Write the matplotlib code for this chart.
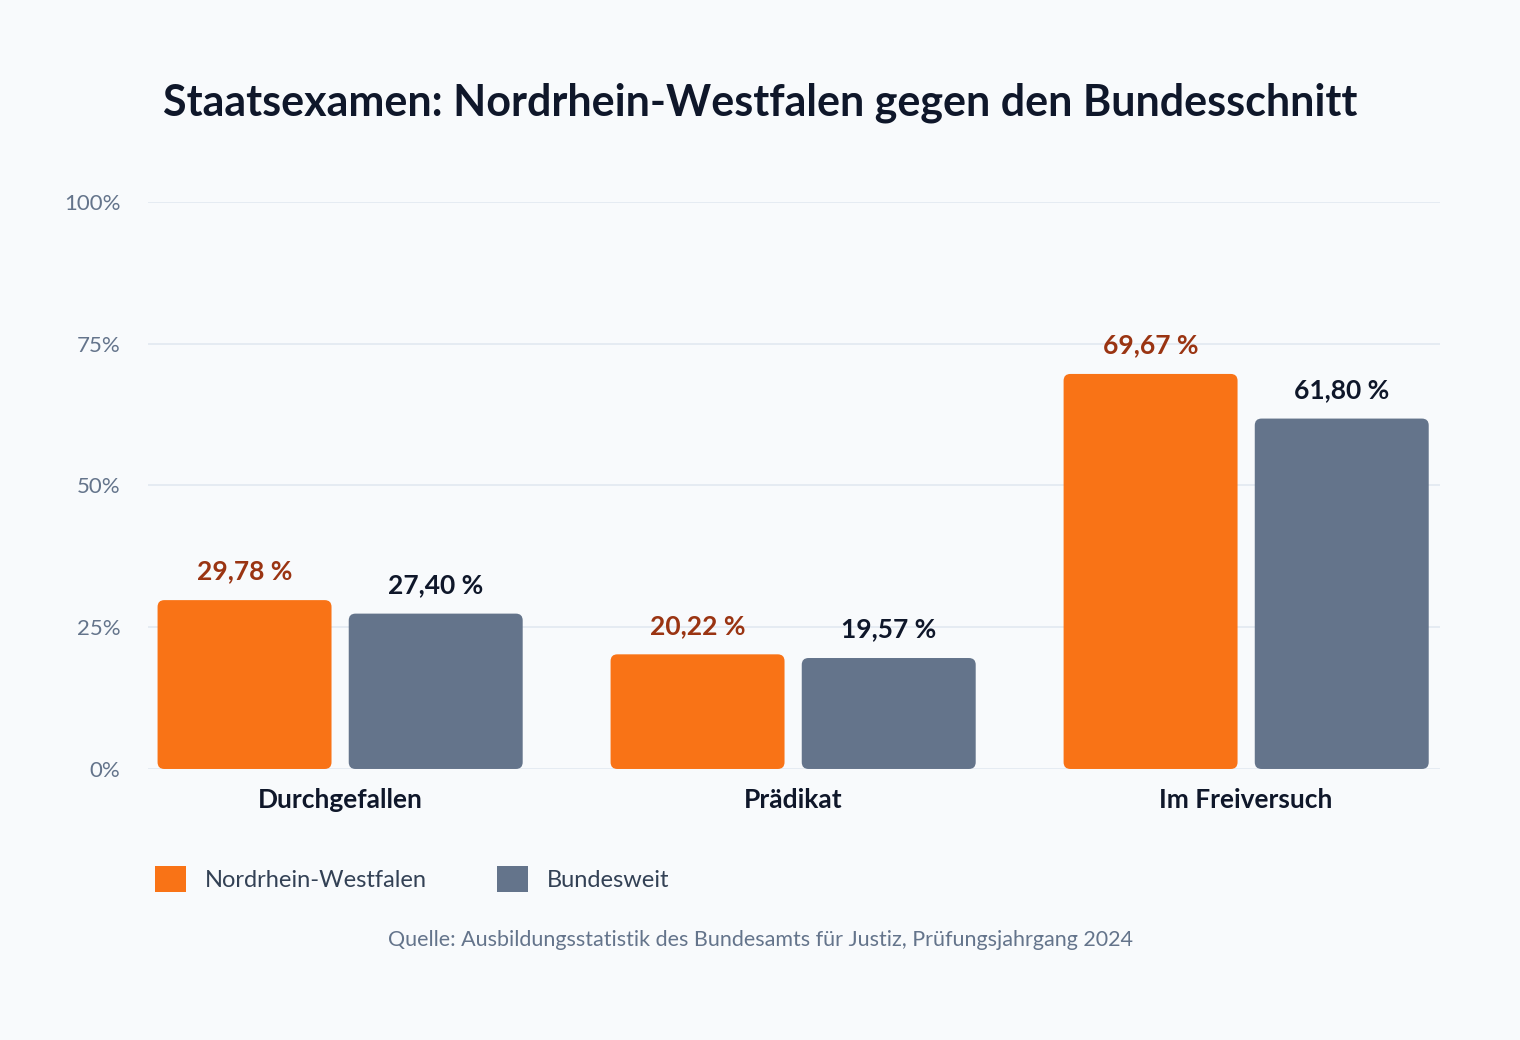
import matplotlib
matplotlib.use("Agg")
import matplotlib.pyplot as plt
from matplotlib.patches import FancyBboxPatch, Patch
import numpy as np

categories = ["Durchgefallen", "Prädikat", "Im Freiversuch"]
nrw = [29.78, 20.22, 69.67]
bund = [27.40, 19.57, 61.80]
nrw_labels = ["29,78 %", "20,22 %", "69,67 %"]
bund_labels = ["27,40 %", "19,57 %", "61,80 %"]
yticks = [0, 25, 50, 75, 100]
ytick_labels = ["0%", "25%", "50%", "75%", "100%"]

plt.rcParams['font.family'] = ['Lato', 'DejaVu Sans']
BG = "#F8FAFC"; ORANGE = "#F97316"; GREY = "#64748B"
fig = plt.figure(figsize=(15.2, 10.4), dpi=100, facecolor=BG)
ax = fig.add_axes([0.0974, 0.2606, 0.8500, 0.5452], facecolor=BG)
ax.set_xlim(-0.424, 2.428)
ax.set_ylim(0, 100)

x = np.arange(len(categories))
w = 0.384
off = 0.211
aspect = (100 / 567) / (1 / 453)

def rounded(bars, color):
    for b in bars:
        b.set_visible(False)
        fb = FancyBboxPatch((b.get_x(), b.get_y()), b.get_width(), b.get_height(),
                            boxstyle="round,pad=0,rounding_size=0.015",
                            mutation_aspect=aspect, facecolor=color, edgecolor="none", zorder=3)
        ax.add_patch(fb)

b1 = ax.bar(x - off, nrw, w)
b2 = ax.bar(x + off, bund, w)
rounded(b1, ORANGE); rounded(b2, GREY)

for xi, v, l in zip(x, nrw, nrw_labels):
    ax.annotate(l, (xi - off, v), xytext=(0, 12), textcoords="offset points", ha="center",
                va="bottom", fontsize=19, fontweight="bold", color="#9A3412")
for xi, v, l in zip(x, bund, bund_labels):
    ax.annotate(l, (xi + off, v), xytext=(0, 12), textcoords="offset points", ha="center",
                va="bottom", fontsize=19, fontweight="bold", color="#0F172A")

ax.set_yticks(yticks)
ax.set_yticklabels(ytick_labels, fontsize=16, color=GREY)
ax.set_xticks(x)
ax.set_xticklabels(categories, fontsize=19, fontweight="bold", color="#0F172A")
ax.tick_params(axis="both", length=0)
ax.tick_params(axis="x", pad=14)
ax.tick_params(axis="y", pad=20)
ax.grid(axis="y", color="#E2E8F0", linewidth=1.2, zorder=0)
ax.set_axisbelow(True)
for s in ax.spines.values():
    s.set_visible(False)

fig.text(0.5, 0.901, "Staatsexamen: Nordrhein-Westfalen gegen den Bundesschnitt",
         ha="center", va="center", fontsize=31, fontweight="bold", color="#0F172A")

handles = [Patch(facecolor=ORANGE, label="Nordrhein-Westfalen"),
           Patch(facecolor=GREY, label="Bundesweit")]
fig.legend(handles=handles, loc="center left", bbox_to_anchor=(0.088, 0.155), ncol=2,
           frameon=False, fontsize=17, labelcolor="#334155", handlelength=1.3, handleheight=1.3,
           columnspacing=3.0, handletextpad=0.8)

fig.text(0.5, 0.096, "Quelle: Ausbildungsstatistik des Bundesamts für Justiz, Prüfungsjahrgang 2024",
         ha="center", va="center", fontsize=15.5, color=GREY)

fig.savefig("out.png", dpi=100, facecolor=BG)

====

- **Short exercise**
Where a line in the material contains "matplotlib", copy that line.

- **Completed task**
Write the matplotlib code for this chart.
import matplotlib
matplotlib.use("Agg")
import matplotlib.pyplot as plt
from matplotlib.patches import FancyBboxPatch, Patch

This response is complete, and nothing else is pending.